From top to bottom, on the left side of the diagram, the yellow pieces on the back row are one Colonel, one Captain, two Lieutenants, one Captain, and one General. The pieces in the two rows forward are all Men.

Some accounts of the rules interchange the locations of the Blue Colonel and General to make the layout symmetrical.

The position shown for the Red pieces is arbitrary, as the Red player may arrange his pieces in any fashion of his choosing.

According to one account, the Yellow pieces represent the Prussian forces, and the Blue pieces represent the German forces. I would have thought it was the other way around, since Prussian Blue is well known.

The rules describe the moves of these pieces as follows:

However, there is an important issue with these moves, at least in some accounts of these rules. According to those accounts, yellow pieces can only move to black squares, and blue pieces can only move to white squares.

As well, according to those accounts, when a red piece leaves the garrison of Paris, it cannot change the color of square that it is on by any move, although it can exit the garrison to either color of square. As well, only six pieces of the Red team may ever be outside the Garrison at any one time, and no more than three of them may be on either color of square.

To reconcile these rules with the descriptions of the moves of the men, I think the only thing that can be done is to presume that an orthogonal move of one step is actually a move of two squares, so that in this game it is the orthogonal steps, rather than the diagonal steps, that are longer.

Within the Garrison, all pieces move from one circular space to the next one step along the lines that connect the spaces.

They can also move along the lines that link the Garrison to four squares on the main board, and from those squares, pieces may also enter the Garrison by moving along these lines.
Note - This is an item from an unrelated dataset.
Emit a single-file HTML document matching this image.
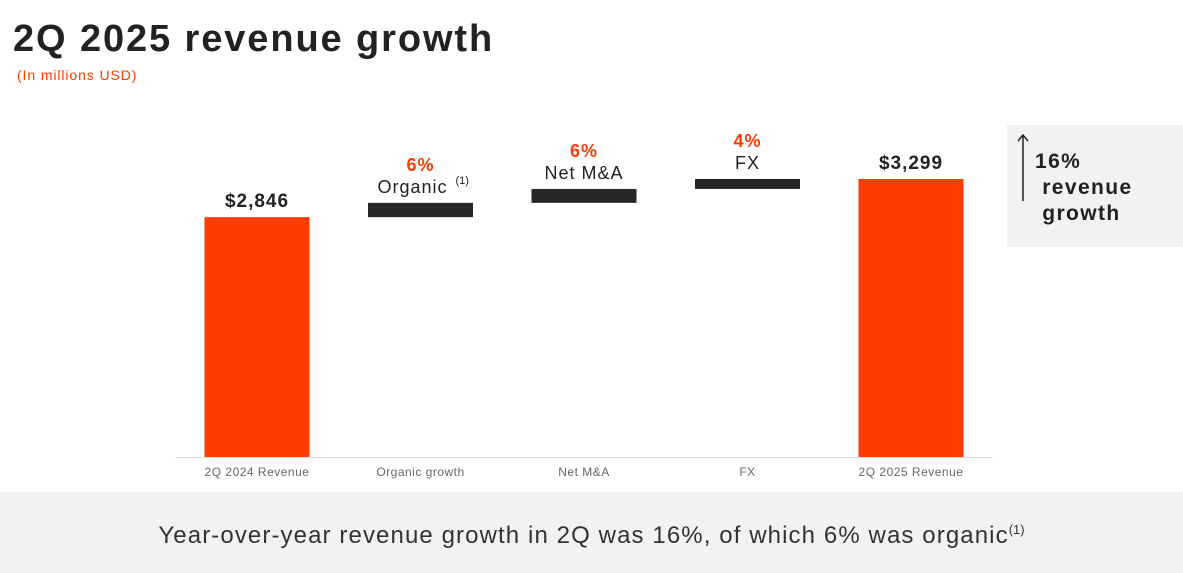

Only the Red pieces may capture; capture is by displacement, as in Chess; and they may only capture pieces of either besieging player when outside the Garrison and on the regular board.

The pieces of the two besieging teams may only move forwards; to the right on the diagram for the Yellow pieces, and to the left on the diagram for the Blue pieces. Some accounts of the rules only place this restriction on the Men. When that is not the case, I believe sideways movement is still also allowed.
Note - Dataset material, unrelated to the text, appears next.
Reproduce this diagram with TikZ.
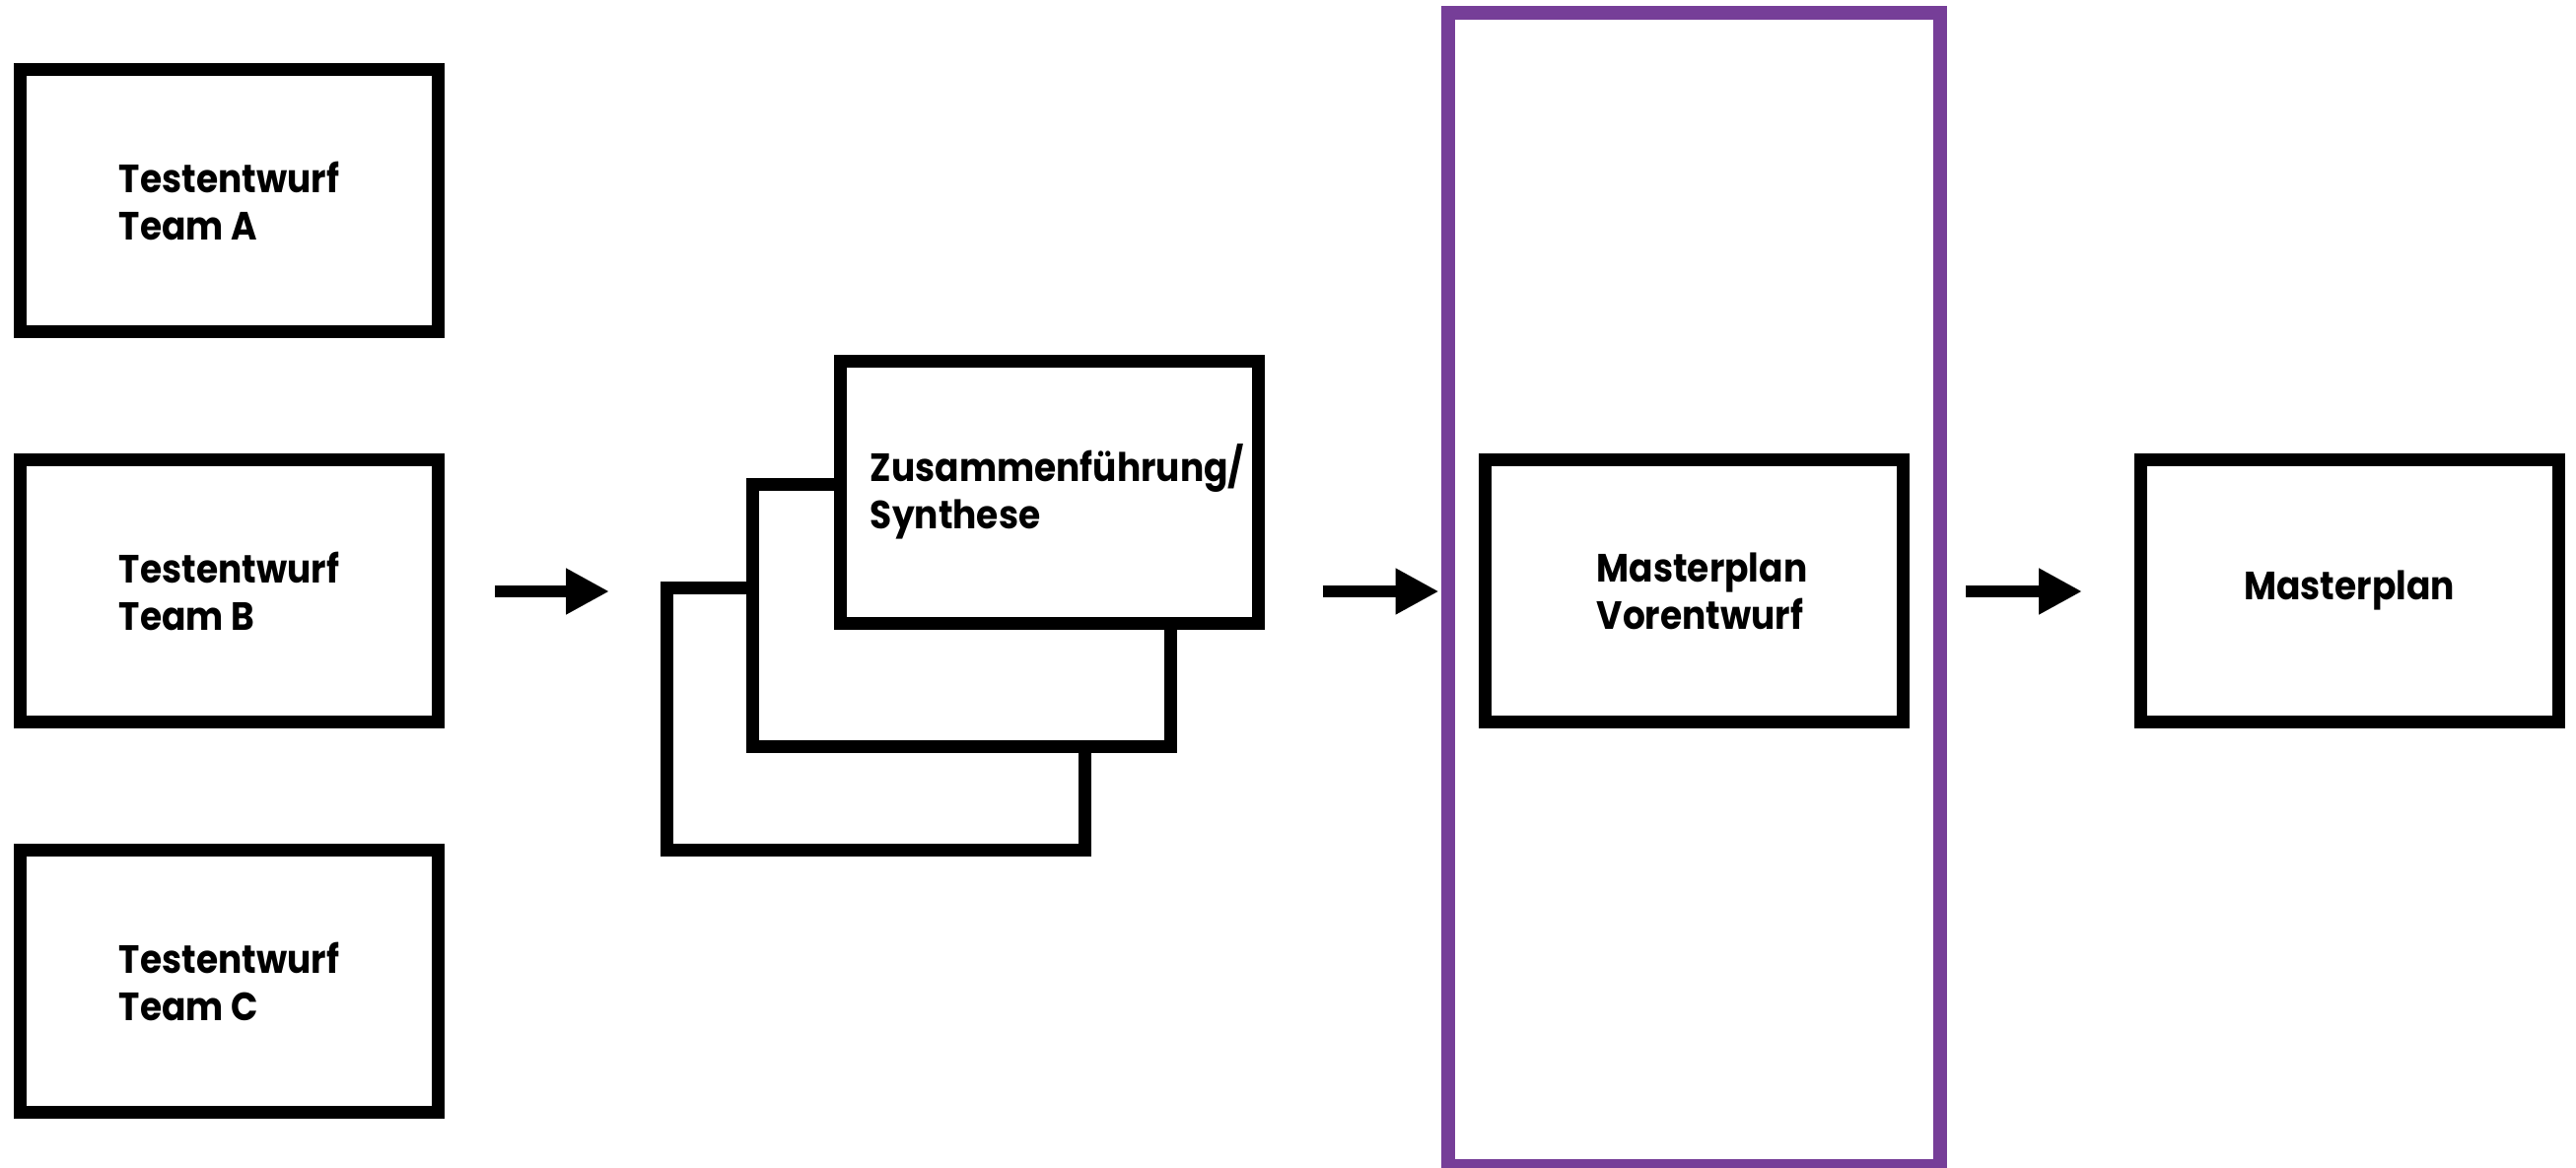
\documentclass[tikz,border=0pt]{standalone}
\usepackage{fontspec}
\setmainfont{Poppins}[UprightFont=* Bold, FakeStretch=0.9]
\usetikzlibrary{arrows.meta}
\definecolor{framepurple}{RGB}{118,62,152}
\begin{document}
\begin{tikzpicture}[x=0.5pt,y=-0.5pt,
  box/.style={draw=black, line width=6.5pt, fill=white, minimum width=212pt,
    minimum height=133pt, align=left, inner sep=0pt,
    font=\fontsize{20pt}{24pt}\selectfont},
  arr/.style={line width=5.75pt, -{Triangle[length=22pt,width=22pt]}},
  groupframe/.style={draw=framepurple, line width=6.75pt, minimum width=249.5pt,
    minimum height=585pt, inner sep=0pt}
]
\useasboundingbox (0,0) rectangle (2613,1184);
% left column
\node[box] (A) at (232.5,203.5) {Testentwurf\\Team A};
\node[box] (B) at (232.5,599.5) {Testentwurf\\Team B};
\node[box] (C) at (232.5,995.8) {Testentwurf\\Team C};
% stacked synthesis boxes
\node[box] (back) at (888,729.5) {};
\node[box] (mid) at (975.7,624) {};
\node[box] (front) at (1064.5,499) {\hspace*{8pt}Zusammenführung/\\\hspace*{8pt}Synthese};
% purple frame
\node[groupframe] (frame) at (1718.5,598) {};
\node[box] (pre) at (1718.5,599.6) {\hspace*{8pt}Masterplan\\\hspace*{8pt}Vorentwurf};
% final
\node[box] (final) at (2383,599.5) {Masterplan};
% arrows
\coordinate (a1s) at (502,600);
\coordinate (a1e) at (618,600);
\coordinate (a2s) at (1341.7,600);
\coordinate (a2e) at (1459.5,600);
\coordinate (a3s) at (1994,600);
\coordinate (a3e) at (2112,600);
\draw[arr] (a1s) -- (a1e);
\draw[arr] (a2s) -- (a2e);
\draw[arr] (a3s) -- (a3e);
\end{tikzpicture}
\end{document}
The besieging players can win in one of two ways: by placing at least one officer and three Men in the Garrison, or by obstructing the Red pieces so that they cannot move on the Red player's turn.

The Garrison player can win by capturing at least six officers and twenty-four Men from the two besieging players combined.

The order of turns is Yellow, Red, Blue, Red, continuously repeating, so the Red player has twice as many turns as either of the besieging players.

Although the besieging player cannot capture, if a besieging piece is situated so that, if it could capture, it would recapture the capturing piece if another man was captured, that other man may not be captured. So although the besieging players cannot capture the Red pieces, they can defend their own pieces.

Some accounts of the rules make capture optional, as in Chess, and others make it compulsory as in Checkers.

Here is a table, giving some of the versions of the rules for this game I've encountered, as a further help to sort out the confusion:

Rule Original Rule Set on Board Game Geek Site The Boardgame Book by R. C. Bell Play the Game by Brian Love The Book of Games by Jack Botermans
Are Generals and Colonels confined to only one color of square? No No Yes No
Is capture compulsory? No Yes* No Yes
Are besieging Generals, Colonels, and Lieutenants allowed to move backwards? No No No No, except for Lieutenants, which may move backwards.
Is the General always on the right, and the Colonel always on the left?

Yes Yes Yes Yes

In the version of the rules in R. C. Bell's book, failing to capture when it is possible to do so, rather than being a strictly illegal move, is only not allowed if the opponent explicitly requests that the capture be made; of course, this request can be made after another move is attempted.

According to the rules in Jack Botemans' book, not only can the Lieutenant move backwards, but so can the Man (called a Soldier in that book). This, of course, is the opposite of the pattern in Chess, where the Pawns are the only pieces that cannot move backwards.